Pimp my proposals

Five ways to win more tenders

Last week I caught up with a client whose team did some tender and proposal writing training with me a few years ago. She told me they are having a lot of success with competitive tenders now, and that their business has grown exponentially over the last few years. She also said the feedback they get now about the quality of their tender responses is very positive. At one debriefing meeting recently, the buyer even told her that her company’s tender was the best they had ever seen.

If you’re not yet getting that kind of success, or feedback, about your tenders there are some things you can do to improve. Here are five of the most effective.

1.     Make sure you have a strategy to win the business that translates into two or three compelling messages that are easy for the buyer to remember. I call these Purchaser Value Topics, and they are basically evaluation criteria that you suggest to the buyer that go over and above simply complying with theirs.

2.     Provide insights that transcend their briefing. Anyone can regurgitate the tender document back to the buyer, and it takes a smart cookie to tell them what they don't know - but should.

3.     Really analyse everything they’re asking for, and answer the ‘question behind the question’. Why did they ask this question? What do they want to know? How will the answer affect their decision-making process? Many tender questions are made up of more than one part, so don't just skim the surface. You'll miss something, and this could count against you.

4.     Don't dumb down what you do to fit the briefing. The client I mentioned earlier is in a complex industry that buyers often don’t understand. Her company’s tender responses generate a lot of discussion with buyers, because they shed light on things that the buyer simply hadn’t considered.

5.     Make sure you present it beautifully. These days, when people are selling their home, they'll often spend thousands on staging and furniture to show it off to potential buyers and to achieve the best price. Think of your tender response like that. It’s the only chance you’ll get to make a first impression.

Doing well in a competitive tendering environment isn't easy, but it can be done, and successful tender writing and presentation is a skill that you can learn.

Robyn Haydon is a business development consultant specialising in business that is won through competitive bids and tenders. Her clients have won and retained hundreds of millions of dollars worth of business with many of Australia’s largest corporate and government buyers.

Is it time to pimp your proposals? Stop wasting time and money on proposals that go nowhere. The Pimp My Proposals program will give you the feedback, content and structure you need to build compelling proposals that win business. Learn what you’re doing wrong, and how to fix it. Email info@robynhaydon.com or call 03 9557 4585 to find out more.

Is your proposal really a proposal?

When your proposals aren’t successful, it can be hard to figure out why. Trying to fix this problem on your own is like trying to fix a car when you’re not a mechanic. You can tinker and try things, but it’s hit-and-miss, frustrating and slow.

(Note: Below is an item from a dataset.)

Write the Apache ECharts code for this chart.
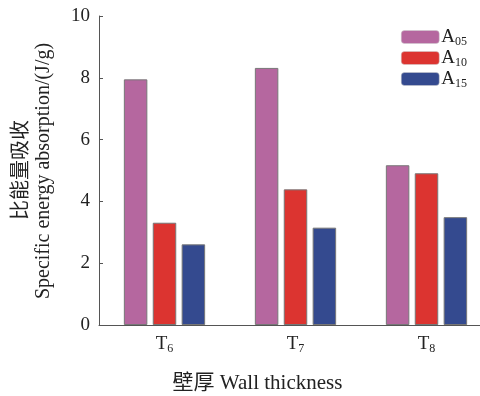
<!DOCTYPE html>
<html>
<head>
<meta charset="utf-8">
<script src="https://cdn.jsdelivr.net/npm/echarts@6/dist/echarts.min.js"></script>
<style>html,body{margin:0;padding:0;background:#fff;}#c{width:480px;height:396px;}</style>
</head>
<body>
<div id="c"></div>
<script>
const categories = ['T6', 'T7', 'T8'];
const seriesNames = ['A05', 'A10', 'A15'];
const A05 = [7.95, 8.32, 5.17];
const A10 = [3.31, 4.39, 4.91];
const A15 = [2.61, 3.15, 3.49];
const yTicks = [0, 2, 4, 6, 8, 10];

const FONT = '"Liberation Serif", "Times New Roman", "Noto Sans CJK SC", serif';
const colors = ['#B5679F', '#DC3430', '#344A8F'];
const AX = '#555';

const chart = echarts.init(document.getElementById('c'), null, {renderer: 'canvas'});
const sub = (s) => '{a|' + s.charAt(0) + '}{s|' + s.slice(1) + '}';
const richSub = {
  a: {fontFamily: FONT, fontSize: 19, color: '#222', verticalAlign: 'bottom'},
  s: {fontFamily: FONT, fontSize: 12, color: '#222', verticalAlign: 'bottom', padding: [0, 0, -1, 0]}
};
const data = [A05, A10, A15];
chart.setOption({
  animation: false,
  backgroundColor: '#fff',
  textStyle: {fontFamily: FONT},
  grid: {left: 99, top: 16, width: 393, height: 309, containLabel: false, outerBoundsMode: 'none'},
  legend: {
    orient: 'vertical', left: 401, top: 27, padding: 0, itemWidth: 38, itemHeight: 13, itemGap: 0,
    data: seriesNames,
    formatter: sub,
    textStyle: {rich: richSub, lineHeight: 20, height: 20, padding: [0, 0, 0, -3]},
    itemStyle: {borderColor: '#ccc', borderWidth: 0.5}
  },
  xAxis: {
    type: 'category', data: categories,
    name: '壁厚 Wall thickness', nameLocation: 'middle', nameGap: 48, nameMoveOverlap: false,
    nameTextStyle: {fontFamily: '"Liberation Serif", "Noto Sans CJK SC", serif', fontSize: 21, color: '#222', padding: [0, 76, 0, 0]},
    axisLine: {lineStyle: {color: AX, width: 1}},
    axisTick: {inside: true, alignWithLabel: true, length: 4, lineStyle: {color: AX}},
    axisLabel: {margin: 10, formatter: sub, rich: richSub}
  },
  yAxis: {
    type: 'value', min: 0, max: 10, interval: 2,
    axisLine: {show: true, lineStyle: {color: AX, width: 1}},
    axisTick: {show: true, inside: true, length: 4, lineStyle: {color: AX}},
    splitLine: {show: false},
    axisLabel: {margin: 9, fontFamily: FONT, fontSize: 19, color: '#222',
      formatter: (v) => yTicks.includes(v) ? String(v) : ''}
  },
  graphic: [
    {type: 'text', x: 19, y: 170, rotation: Math.PI / 2,
     style: {text: '比能量吸收', font: '20px "Noto Sans CJK SC"', fill: '#222', textAlign: 'center', textVerticalAlign: 'middle'}},
    {type: 'text', x: 44, y: 171, rotation: Math.PI / 2,
     style: {text: 'Specific energy absorption/(J/g)', font: '20px "Liberation Serif"', fill: '#222', textAlign: 'center', textVerticalAlign: 'middle'}}
  ],
  series: seriesNames.map((n, i) => ({
    name: n, type: 'bar', data: data[i], barWidth: 23.5, barGap: '23%',
    itemStyle: {color: colors[i], borderColor: '#777', borderWidth: 1}
  }))
});
</script>
</body>
</html>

So let’s start with defining what a proposal really is.

A proposal is a commercial document whose purpose is to influence the customer to say "yes" to you. To achieve this, proposals need a combination of style, substance and relevance.

  • Style is the way the proposal looks and sounds, and how it makes the reader feel.
  • Substance is the content of the proposal, which outlines the offer that you are making to the buyer.
  • Relevance is the “fit” between the offer and the problems and aspirations of the customer.

Problems occur when any one of these elements is missing; the “proposal” becomes a brochure, a report, or a presentation. All of these are interesting in their own right, but none are likely to get you hired.

When there’s style and substance, but no relevance to the customer, your proposal becomes a Brochure. This is a generic document that looks and sounds great, but could apply to anyone. Studies show that brochures are useful in consumer businesses, particularly retail trade and in tourism. If you’re selling to business and government, not so much.

When there’s substance and relevance, but a lack of style, customers read the proposal as if it’s a Report. Proposals are about selling the job; reports are about doing the job.

Customers are trained to read reports as a set of recommendations - not all of which may be adopted.

Where there is style and relevance, you’ve got a Presentation. In his book Pitch Anything, Oren Klaff, a venture capital consultant who pitches multi-million dollar deals for a living, says that customers often see sales presentations as “the morning’s entertainment” - a pleasant enough way to spend an hour, maybe even to learn something new, but probably not to buy anything.

So, is your proposal really a proposal? Or is it something else? Identifying the problem is the start of the solution.